[DATA FOR THE TASK start]

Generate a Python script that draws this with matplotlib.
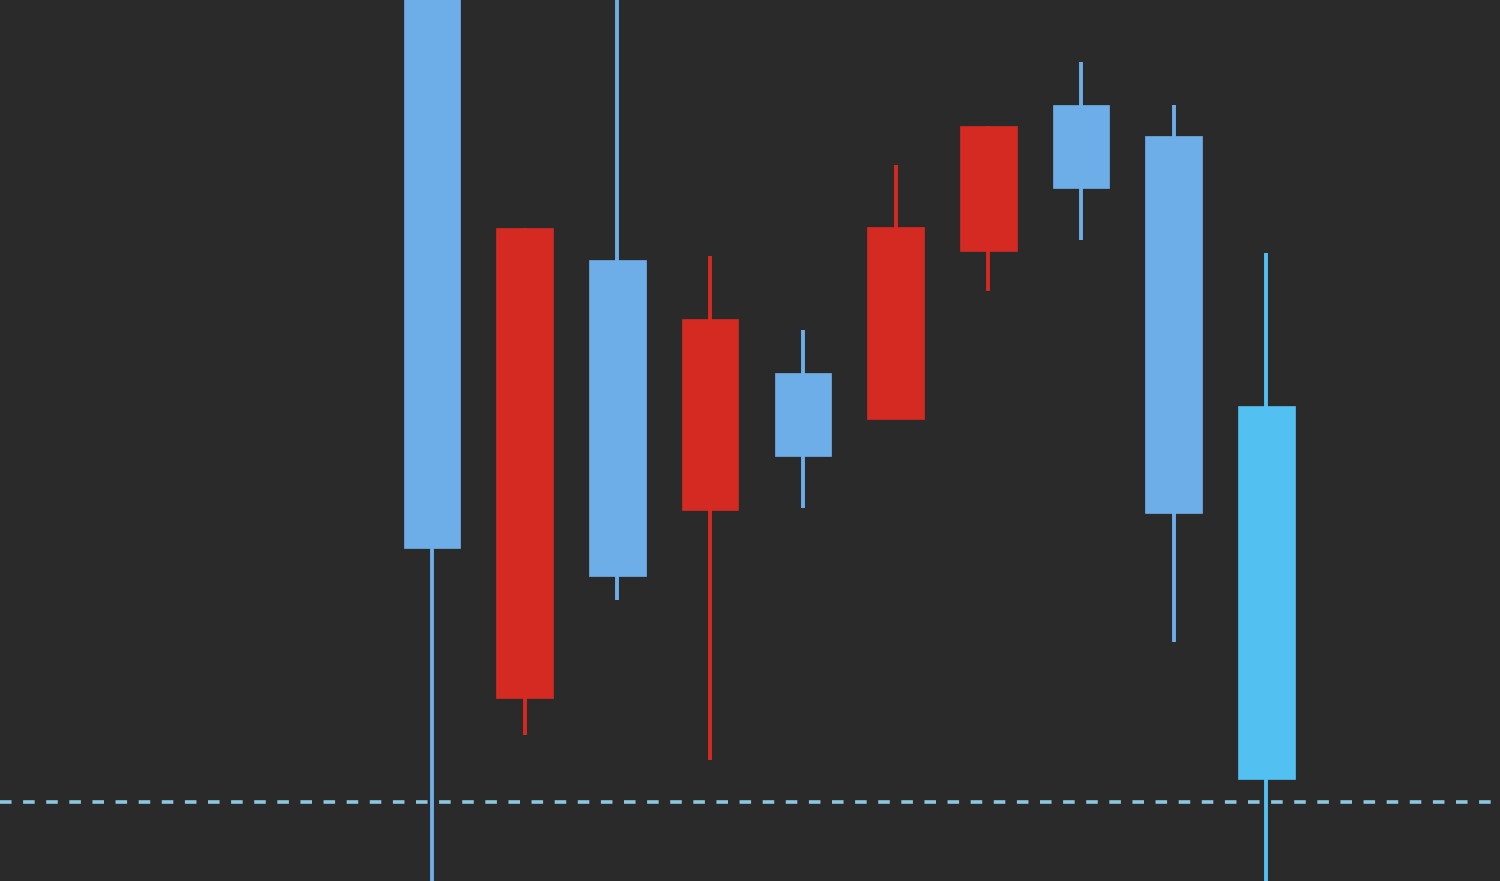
import matplotlib

matplotlib.use("Agg")
import matplotlib.pyplot as plt

# OHLC in arbitrary price units (candle index 0..9)
opens = [95.0, 18.3, 62.1, 37.1, 50.8, 46.2, 63.0, 77.6, 74.5, 47.5]
closes = [33.3, 65.3, 30.5, 56.2, 42.5, 65.4, 75.5, 69.3, 36.8, 10.2]
highs = [100.0, 65.3, 100.0, 62.5, 55.1, 71.6, 75.5, 81.9, 77.6, 62.8]
lows = [-5.0, 14.6, 28.1, 12.1, 37.3, 46.2, 59.0, 64.1, 23.9, -5.0]
level = 7.9  # dashed price line

BG = "#2a2a2a"
UP = "#d42a22"
DOWN = "#6eaee8"

fig = plt.figure(figsize=(15, 8.81), dpi=100)
fig.patch.set_facecolor(BG)
ax = fig.add_axes([0, 0, 1, 1])
ax.set_facecolor(BG)

x = list(range(len(opens)))
colors = [UP if c > o else DOWN for o, c in zip(opens, closes)]
colors[-1] = "#52c0f0"

ax.vlines(x, lows, highs, colors=colors, linewidth=2.8, zorder=2)
bottoms = [min(o, c) for o, c in zip(opens, closes)]
heights = [abs(c - o) for o, c in zip(opens, closes)]
ax.bar(x, heights, bottom=bottoms, width=0.61, color=colors,
       edgecolor=colors, linewidth=0.5, zorder=3)

ax.axhline(level, color="#8cc6e0", linewidth=2.6, dashes=(3.2, 3.2), zorder=1)

ax.set_xlim(-4.66, 11.52)
ax.set_ylim(0, 88.1)
ax.set_axis_off()

fig.savefig("out.png", dpi=100, facecolor=BG)
plt.close(fig)
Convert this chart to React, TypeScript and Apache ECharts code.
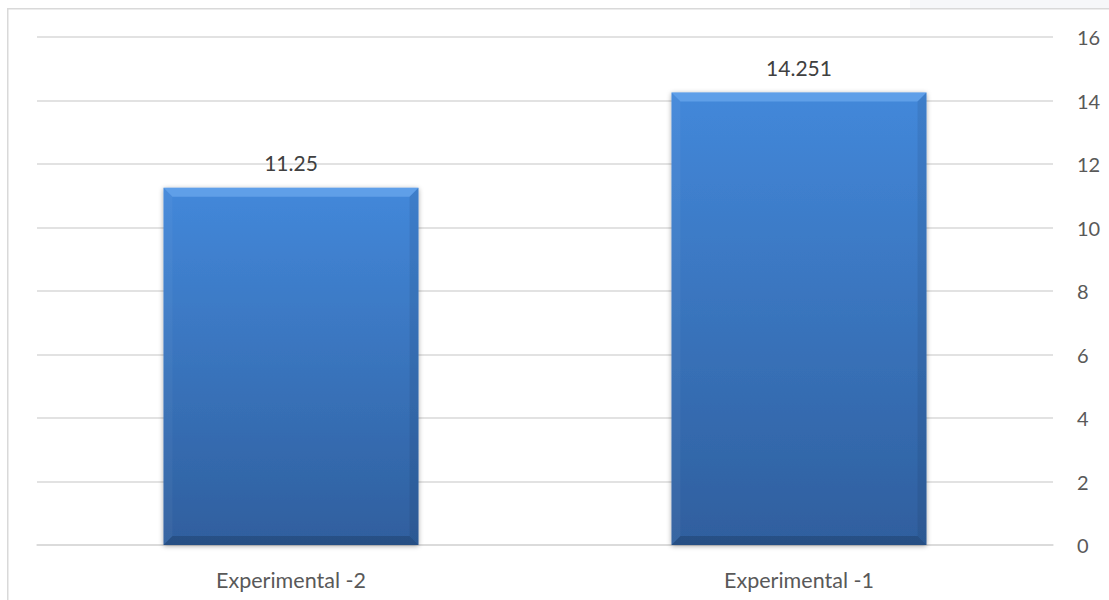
import React, { useEffect, useRef } from "react";
import * as echarts from "echarts";

const categories = ["Experimental -2", "Experimental -1"];
const values = [11.25, 14.251];
const yTicks = { min: 0, max: 16, interval: 2 };

const FONT = "Lato, 'Noto Sans', sans-serif";

export default function App() {
  const ref = useRef<HTMLDivElement>(null);
  useEffect(() => {
    if (!ref.current) return;
    const chart = echarts.init(ref.current, undefined, { renderer: "svg" });
    const option: any = {
      animation: false,
      backgroundColor: "#ffffff",
      textStyle: { fontFamily: FONT },
      grid: { left: 37, right: 56, top: 37, bottom: 55 },
      graphic: [
        {
          type: "rect",
          silent: true,
          shape: { x: 910, y: 0, width: 199, height: 8 },
          style: { fill: "#f6f7f9" },
        },
        {
          type: "rect",
          silent: true,
          shape: { x: 7.75, y: 8.75, width: 1200, height: 700 },
          style: { fill: "none", stroke: "#d9d9d9", lineWidth: 1.5 },
        },
      ],
      xAxis: {
        type: "category",
        data: categories,
        axisLine: { show: true, lineStyle: { color: "#d9d9d9", width: 1.5 } },
        axisTick: { show: false },
        axisLabel: { color: "#595959", fontSize: 21.5, fontFamily: FONT, margin: 24 },
      },
      yAxis: {
        type: "value",
        position: "right",
        min: yTicks.min,
        max: yTicks.max,
        interval: yTicks.interval,
        axisLine: { show: false },
        axisTick: { show: false },
        axisLabel: { color: "#595959", fontSize: 20, fontFamily: FONT, margin: 24 },
        splitLine: { lineStyle: { color: "#d9d9d9", width: 1.5 } },
      },
      series: [
        {
          type: "custom",
          data: values.map((v, i) => [i, v]),
          encode: { x: 0, y: 1 },
          renderItem: (params: any, api: any) => {
            const idx = api.value(0);
            const val = api.value(1);
            const top = api.coord([idx, val]);
            const base = api.coord([idx, 0]);
            const w = api.size([1, 0])[0] * 0.502;
            const l = top[0] - w / 2;
            const r = top[0] + w / 2;
            const t = top[1];
            const b = base[1];
            const bv = 9;
            return {
              type: "group",
              children: [
                {
                  type: "rect",
                  shape: { x: l, y: t, width: r - l, height: b - t },
                  style: {
                    fill: new echarts.graphic.LinearGradient(0, 0, 0, 1, [
                      { offset: 0, color: "#4388da" },
                      { offset: 1, color: "#2f5f9e" },
                    ]),
                    shadowBlur: 5,
                    shadowColor: "rgba(0,0,0,0.35)",
                    shadowOffsetY: 1,
                  },
                },
                {
                  type: "polygon",
                  shape: { points: [[l, t], [r, t], [r - bv, t + bv], [l + bv, t + bv]] },
                  style: { fill: "rgba(140,195,255,0.4)" },
                },
                {
                  type: "polygon",
                  shape: { points: [[l, t], [l + bv, t + bv], [l + bv, b - bv], [l, b]] },
                  style: { fill: "rgba(255,255,255,0.04)" },
                },
                {
                  type: "polygon",
                  shape: { points: [[r, t], [r - bv, t + bv], [r - bv, b - bv], [r, b]] },
                  style: { fill: "rgba(0,0,0,0.07)" },
                },
                {
                  type: "polygon",
                  shape: { points: [[l, b], [l + bv, b - bv], [r - bv, b - bv], [r, b]] },
                  style: { fill: "rgba(0,0,0,0.16)" },
                },
                {
                  type: "text",
                  x: top[0],
                  y: t - 15,
                  style: {
                    text: String(values[idx]),
                    fill: "#404040",
                    fontSize: 21,
                    fontFamily: FONT,
                    align: "center",
                    verticalAlign: "bottom",
                  },
                },
              ],
            };
          },
        },
      ],
    };
    chart.setOption(option);
    return () => chart.dispose();
  }, []);
  return (
    <div
      ref={ref}
      style={{ position: "fixed", left: 0, top: 0, width: 1109, height: 600 }}
    />
  );
}
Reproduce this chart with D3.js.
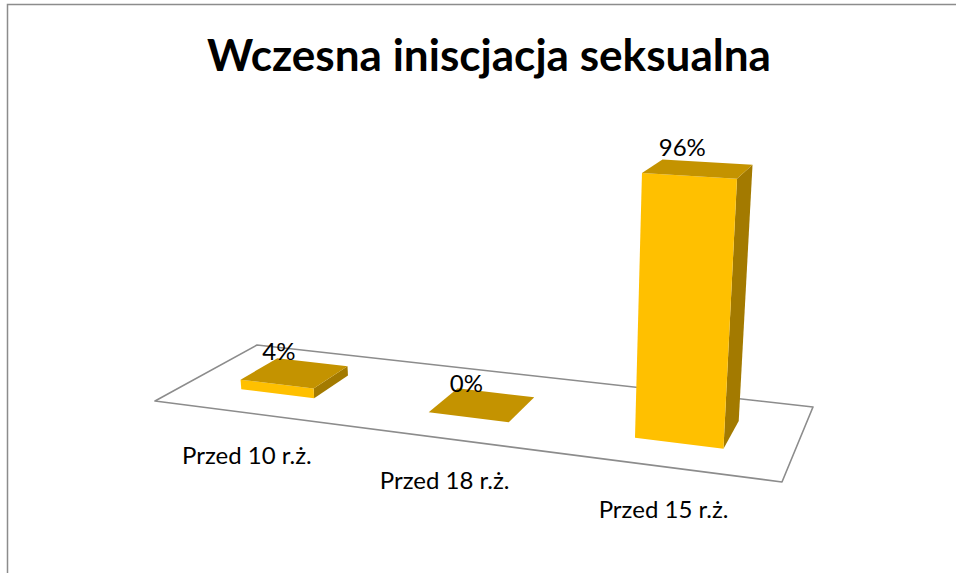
<!DOCTYPE html>
<html>
<head>
<meta charset="utf-8">
<script src="https://cdn.jsdelivr.net/npm/d3@7"></script>
<style>
  html, body { margin: 0; padding: 0; background: #fff; }
  svg { display: block; }
</style>
</head>
<body>
<script>
// ---- data ----
const title = "Wczesna iniscjacja seksualna";
const categories = ["Przed 10 r.ż.", "Przed 18 r.ż.", "Przed 15 r.ż."];
const values = [4, 0, 96];
const valueDomain = [0, 100];

// ---- layout / camera ----
const W = 956, H = 573;
// perspective camera: floor homography (u along categories, v depth) + vertical column
const cam = { a: 516.5, b: 136.85, c: 155, d: 12.89, e: -9.22, f: 401,
              g: -0.1413, h: 0.1356, qx: -0.343, qy: -2.682, qw: -0.00064 };
function project(u, v, ht) {
  const D = cam.g * u + cam.h * v + 1 + ht * cam.qw;
  return [(cam.a * u + cam.b * v + cam.c + ht * cam.qx) / D,
          (cam.d * u + cam.e * v + cam.f + ht * cam.qy) / D];
}

const xBand = d3.scaleBand().domain(categories).range([0, 1]).paddingInner(0.6).paddingOuter(0.3);
const depth = d3.scaleLinear().domain([0, 1]).range([0.3, 0.68]);
const hScale = d3.scaleLinear().domain(valueDomain).range([0, 100]);

const colFront = "#FFC000", colTop = "#C49300", colSide = "#A37A00";

const svg = d3.select("body").append("svg").attr("width", W).attr("height", H);

// chart frame
svg.append("rect").attr("x", 7.5).attr("y", 4.5).attr("width", 1200).attr("height", 1200)
  .attr("fill", "none").attr("stroke", "#8c8c8c").attr("stroke-width", 1.5);

// title
svg.append("text").text(title)
  .attr("x", 489).attr("y", 71).attr("text-anchor", "middle")
  .attr("font-family", "Lato, 'Open Sans', sans-serif").attr("font-weight", "bold")
  .attr("font-size", 43).attr("fill", "#000")
  .attr("textLength", 564).attr("lengthAdjust", "spacingAndGlyphs");

const line = d3.line();
const poly = pts => line(pts) + "Z";

// floor
const floorPts = [[0, 0], [1, 0], [1, 1], [0, 1]].map(([u, v]) => project(u, v, 0));
svg.append("path").attr("d", poly(floorPts))
  .attr("fill", "#fff").attr("stroke", "#8c8c8c").attr("stroke-width", 1.6)
  .attr("stroke-linejoin", "round");

// bars
const data = categories.map((c, i) => ({ cat: c, val: values[i] }));
const bars = svg.append("g").selectAll("g").data(data).join("g");
bars.each(function (d) {
  const g = d3.select(this);
  const u0 = xBand(d.cat), u1 = u0 + xBand.bandwidth();
  const v0 = depth(0), v1 = depth(1);
  const hh = hScale(d.val);
  if (hh > 0) {
    g.append("path").attr("fill", colSide)
      .attr("d", poly([project(u1, v0, 0), project(u1, v1, 0), project(u1, v1, hh), project(u1, v0, hh)]));
    g.append("path").attr("fill", colFront)
      .attr("d", poly([project(u0, v0, 0), project(u1, v0, 0), project(u1, v0, hh), project(u0, v0, hh)]));
  }
  g.append("path").attr("fill", colTop)
    .attr("d", poly([project(u0, v0, hh), project(u1, v0, hh), project(u1, v1, hh), project(u0, v1, hh)]));
});

// value labels
svg.append("g").selectAll("text").data(data).join("text")
  .attr("x", d => project(xBand(d.cat) + xBand.bandwidth() / 2, depth(0.5), hScale(d.val))[0] - 16)
  .attr("y", d => project(xBand(d.cat) + xBand.bandwidth() / 2, depth(0.5), hScale(d.val))[1] - 13)
  .attr("text-anchor", "middle")
  .attr("font-family", "Lato, 'Open Sans', sans-serif").attr("font-size", 24).attr("fill", "#000")
  .text(d => d.val + "%");

// category labels
svg.append("g").selectAll("text").data(categories).join("text")
  .attr("x", c => project(xBand(c) + xBand.bandwidth() / 2, 0, 0)[0])
  .attr("y", c => project(xBand(c) + xBand.bandwidth() / 2, 0, 0)[1] + 51)
  .attr("text-anchor", "middle")
  .attr("font-family", "Lato, 'Open Sans', sans-serif").attr("font-size", 24).attr("fill", "#000")
  .text(c => c);
</script>
</body>
</html>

[DATA FOR THE TASK end]

YOUR OBJECTIVE:
Find each line holding the string "matplotlib" and copy it out.

COMPLETE OUTPUT:
Generate a Python script that draws this with matplotlib.
import matplotlib
matplotlib.use("Agg")
import matplotlib.pyplot as plt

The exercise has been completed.